Problem to solve ->
Filter the entries and keep only the lines where the string "with" appears.

Given information ->
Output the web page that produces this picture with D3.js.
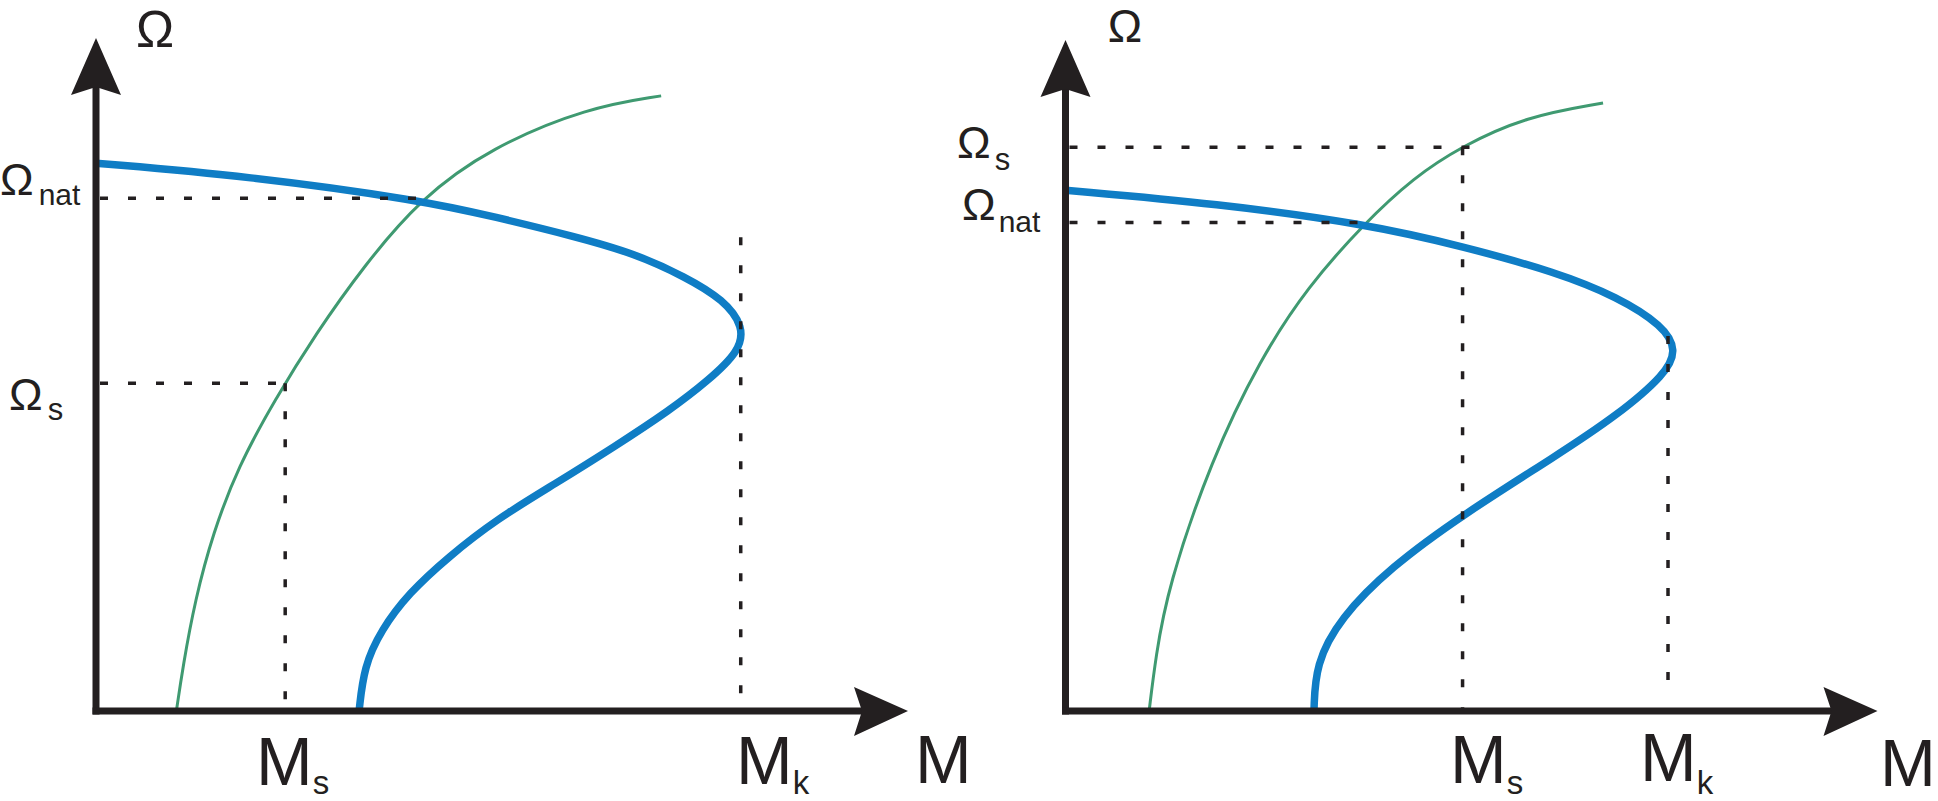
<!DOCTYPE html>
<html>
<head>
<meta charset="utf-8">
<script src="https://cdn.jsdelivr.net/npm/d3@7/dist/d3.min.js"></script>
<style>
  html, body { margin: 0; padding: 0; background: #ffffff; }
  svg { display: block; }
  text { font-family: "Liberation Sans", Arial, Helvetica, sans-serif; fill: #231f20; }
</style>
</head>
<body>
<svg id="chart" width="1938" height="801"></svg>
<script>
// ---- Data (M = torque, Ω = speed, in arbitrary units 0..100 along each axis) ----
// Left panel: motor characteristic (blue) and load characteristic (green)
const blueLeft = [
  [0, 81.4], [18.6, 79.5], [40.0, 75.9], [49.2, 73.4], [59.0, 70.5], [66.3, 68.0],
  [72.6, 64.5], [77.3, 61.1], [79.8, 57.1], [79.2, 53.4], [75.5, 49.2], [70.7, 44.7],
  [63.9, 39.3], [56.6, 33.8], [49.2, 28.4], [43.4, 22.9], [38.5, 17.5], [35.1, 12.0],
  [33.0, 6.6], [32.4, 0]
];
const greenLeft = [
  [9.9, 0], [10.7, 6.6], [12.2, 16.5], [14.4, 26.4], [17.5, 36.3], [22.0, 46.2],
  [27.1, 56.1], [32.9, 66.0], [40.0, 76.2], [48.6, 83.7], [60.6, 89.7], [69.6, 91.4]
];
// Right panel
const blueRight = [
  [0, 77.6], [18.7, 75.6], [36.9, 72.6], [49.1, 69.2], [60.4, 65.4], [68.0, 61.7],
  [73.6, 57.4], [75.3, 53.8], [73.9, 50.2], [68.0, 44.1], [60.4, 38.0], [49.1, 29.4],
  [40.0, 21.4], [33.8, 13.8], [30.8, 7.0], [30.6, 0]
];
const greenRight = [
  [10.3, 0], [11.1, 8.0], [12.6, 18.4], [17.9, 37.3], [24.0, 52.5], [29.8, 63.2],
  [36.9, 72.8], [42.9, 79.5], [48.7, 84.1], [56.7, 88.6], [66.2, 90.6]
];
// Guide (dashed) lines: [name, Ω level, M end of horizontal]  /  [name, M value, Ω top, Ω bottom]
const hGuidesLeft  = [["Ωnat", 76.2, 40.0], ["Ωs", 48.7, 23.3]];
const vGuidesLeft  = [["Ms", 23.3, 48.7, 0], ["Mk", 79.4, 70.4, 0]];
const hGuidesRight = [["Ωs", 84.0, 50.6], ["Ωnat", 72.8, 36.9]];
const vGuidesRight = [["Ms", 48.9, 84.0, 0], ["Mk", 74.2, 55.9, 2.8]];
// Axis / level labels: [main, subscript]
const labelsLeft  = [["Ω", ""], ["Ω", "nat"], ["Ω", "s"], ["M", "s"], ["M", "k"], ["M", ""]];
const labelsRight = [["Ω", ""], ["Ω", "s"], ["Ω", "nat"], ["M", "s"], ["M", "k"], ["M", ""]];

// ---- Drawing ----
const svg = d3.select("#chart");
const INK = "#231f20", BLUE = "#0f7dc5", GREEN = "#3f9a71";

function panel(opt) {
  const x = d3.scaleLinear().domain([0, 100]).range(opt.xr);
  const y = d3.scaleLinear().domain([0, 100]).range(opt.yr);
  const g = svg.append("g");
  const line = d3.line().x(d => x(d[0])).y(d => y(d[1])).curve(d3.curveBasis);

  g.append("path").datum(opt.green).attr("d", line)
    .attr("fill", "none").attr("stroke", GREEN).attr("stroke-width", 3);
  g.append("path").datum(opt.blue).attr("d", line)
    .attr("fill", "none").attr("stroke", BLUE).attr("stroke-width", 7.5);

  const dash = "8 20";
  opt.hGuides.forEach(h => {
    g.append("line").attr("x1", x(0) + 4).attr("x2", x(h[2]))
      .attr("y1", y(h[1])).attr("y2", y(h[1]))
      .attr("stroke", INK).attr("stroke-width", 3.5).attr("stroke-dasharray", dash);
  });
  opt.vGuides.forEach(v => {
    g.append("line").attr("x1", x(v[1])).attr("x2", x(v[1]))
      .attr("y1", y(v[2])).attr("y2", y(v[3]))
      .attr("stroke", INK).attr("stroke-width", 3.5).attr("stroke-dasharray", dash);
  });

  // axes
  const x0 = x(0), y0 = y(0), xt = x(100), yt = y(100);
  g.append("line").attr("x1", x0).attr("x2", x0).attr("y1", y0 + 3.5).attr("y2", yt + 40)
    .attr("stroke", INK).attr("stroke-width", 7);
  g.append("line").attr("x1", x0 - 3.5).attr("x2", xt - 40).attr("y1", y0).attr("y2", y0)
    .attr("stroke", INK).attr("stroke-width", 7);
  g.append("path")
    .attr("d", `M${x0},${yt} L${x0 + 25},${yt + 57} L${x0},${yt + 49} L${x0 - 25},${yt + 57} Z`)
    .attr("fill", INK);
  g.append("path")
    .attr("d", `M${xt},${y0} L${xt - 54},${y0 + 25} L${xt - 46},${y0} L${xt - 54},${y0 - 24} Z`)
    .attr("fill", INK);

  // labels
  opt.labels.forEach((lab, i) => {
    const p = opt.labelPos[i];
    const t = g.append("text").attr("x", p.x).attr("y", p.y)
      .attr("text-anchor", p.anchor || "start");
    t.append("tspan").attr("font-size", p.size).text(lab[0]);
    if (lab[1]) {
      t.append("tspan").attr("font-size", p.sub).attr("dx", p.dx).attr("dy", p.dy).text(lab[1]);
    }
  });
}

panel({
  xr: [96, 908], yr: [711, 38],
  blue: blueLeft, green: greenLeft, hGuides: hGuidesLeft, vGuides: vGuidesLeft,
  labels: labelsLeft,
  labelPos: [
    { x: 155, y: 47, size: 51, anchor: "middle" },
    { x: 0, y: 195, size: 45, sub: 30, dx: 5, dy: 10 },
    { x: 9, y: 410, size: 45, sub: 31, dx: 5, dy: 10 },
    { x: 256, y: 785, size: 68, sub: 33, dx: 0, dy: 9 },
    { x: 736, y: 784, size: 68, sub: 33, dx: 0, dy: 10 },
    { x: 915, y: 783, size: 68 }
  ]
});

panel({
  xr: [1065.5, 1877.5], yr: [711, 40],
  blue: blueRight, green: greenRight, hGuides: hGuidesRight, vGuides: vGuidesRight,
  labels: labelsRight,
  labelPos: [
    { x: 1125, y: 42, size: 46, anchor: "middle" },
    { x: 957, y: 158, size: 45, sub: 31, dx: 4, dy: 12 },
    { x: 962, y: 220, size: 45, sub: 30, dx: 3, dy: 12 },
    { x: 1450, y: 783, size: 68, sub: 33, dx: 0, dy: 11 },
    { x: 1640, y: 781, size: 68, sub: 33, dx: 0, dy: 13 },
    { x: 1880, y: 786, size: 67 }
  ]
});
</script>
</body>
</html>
==
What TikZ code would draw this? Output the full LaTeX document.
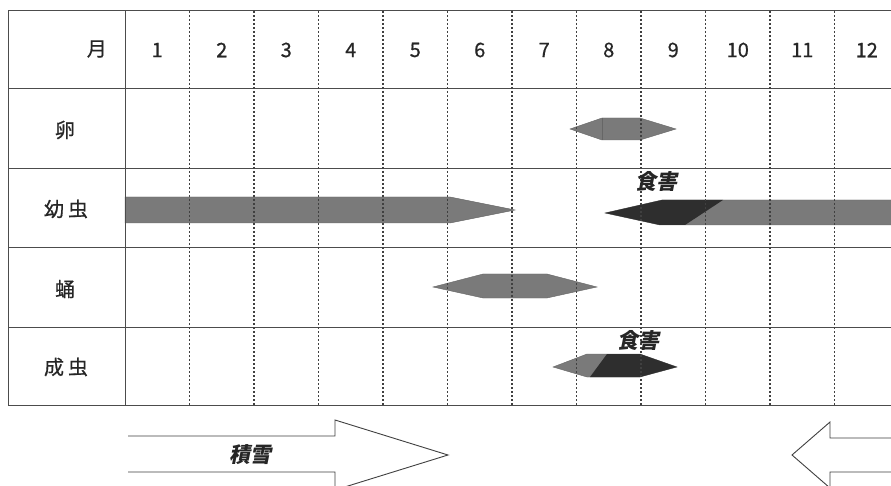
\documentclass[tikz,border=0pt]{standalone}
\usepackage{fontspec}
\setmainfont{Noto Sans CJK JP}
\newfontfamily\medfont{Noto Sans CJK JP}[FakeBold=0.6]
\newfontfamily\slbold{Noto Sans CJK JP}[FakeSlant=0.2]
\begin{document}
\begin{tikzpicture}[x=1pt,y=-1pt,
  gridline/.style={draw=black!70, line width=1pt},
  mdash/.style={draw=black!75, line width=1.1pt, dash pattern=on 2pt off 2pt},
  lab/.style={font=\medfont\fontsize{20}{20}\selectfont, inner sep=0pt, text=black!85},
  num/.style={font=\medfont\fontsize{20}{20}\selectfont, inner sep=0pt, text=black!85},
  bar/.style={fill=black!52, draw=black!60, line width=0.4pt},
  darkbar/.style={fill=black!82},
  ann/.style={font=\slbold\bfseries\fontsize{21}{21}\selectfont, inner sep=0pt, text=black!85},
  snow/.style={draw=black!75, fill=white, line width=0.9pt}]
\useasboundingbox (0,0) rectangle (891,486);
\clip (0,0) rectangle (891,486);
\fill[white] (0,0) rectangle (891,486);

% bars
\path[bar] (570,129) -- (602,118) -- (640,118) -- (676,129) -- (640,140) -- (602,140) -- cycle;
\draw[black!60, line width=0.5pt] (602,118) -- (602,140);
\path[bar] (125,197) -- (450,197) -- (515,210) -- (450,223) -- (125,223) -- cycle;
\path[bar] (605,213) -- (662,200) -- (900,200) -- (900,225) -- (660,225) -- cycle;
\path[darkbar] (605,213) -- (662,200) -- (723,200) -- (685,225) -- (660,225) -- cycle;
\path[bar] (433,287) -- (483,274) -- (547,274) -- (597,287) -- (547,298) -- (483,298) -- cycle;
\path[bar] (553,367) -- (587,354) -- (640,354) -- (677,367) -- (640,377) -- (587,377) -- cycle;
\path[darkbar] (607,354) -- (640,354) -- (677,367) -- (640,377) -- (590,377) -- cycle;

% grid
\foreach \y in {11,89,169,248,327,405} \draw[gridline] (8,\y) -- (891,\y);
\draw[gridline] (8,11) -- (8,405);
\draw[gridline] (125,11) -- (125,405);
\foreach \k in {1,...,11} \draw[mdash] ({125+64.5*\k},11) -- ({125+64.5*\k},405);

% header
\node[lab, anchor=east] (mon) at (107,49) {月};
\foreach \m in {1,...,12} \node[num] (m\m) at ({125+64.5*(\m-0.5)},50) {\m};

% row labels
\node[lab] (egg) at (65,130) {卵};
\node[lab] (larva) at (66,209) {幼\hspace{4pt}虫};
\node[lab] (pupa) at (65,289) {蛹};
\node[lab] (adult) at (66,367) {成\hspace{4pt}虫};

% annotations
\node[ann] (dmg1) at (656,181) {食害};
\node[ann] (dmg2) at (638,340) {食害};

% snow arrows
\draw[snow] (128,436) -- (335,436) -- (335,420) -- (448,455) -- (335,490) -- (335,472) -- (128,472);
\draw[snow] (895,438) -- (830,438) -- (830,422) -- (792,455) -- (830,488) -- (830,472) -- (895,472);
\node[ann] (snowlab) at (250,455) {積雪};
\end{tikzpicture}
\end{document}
...
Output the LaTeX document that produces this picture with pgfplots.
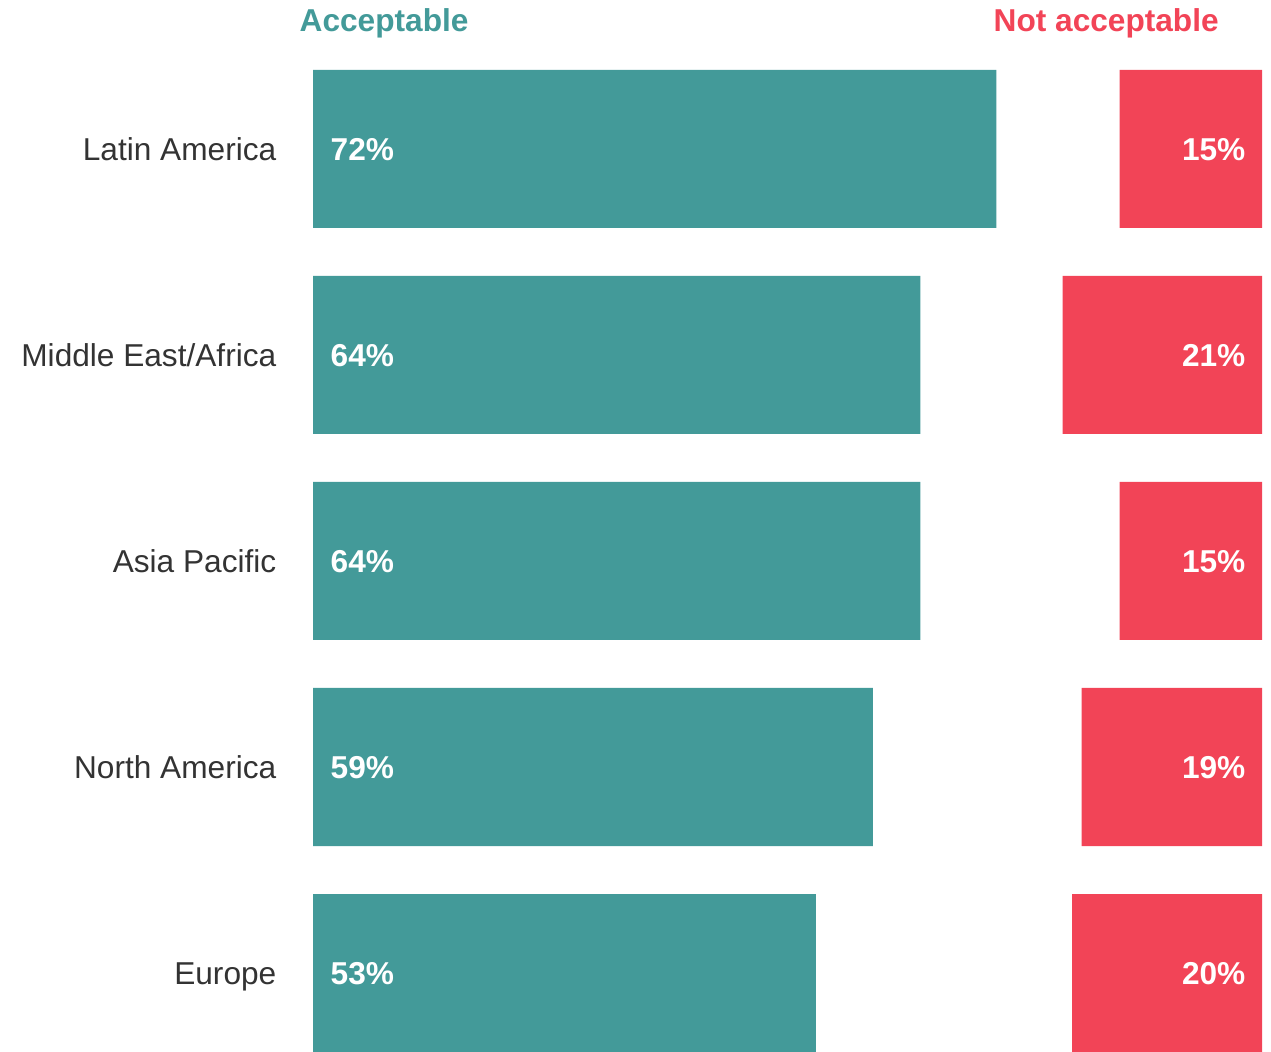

The completed task ->
Output the web page that produces this picture with D3.js.
Output the LaTeX document that produces this picture with pgfplots.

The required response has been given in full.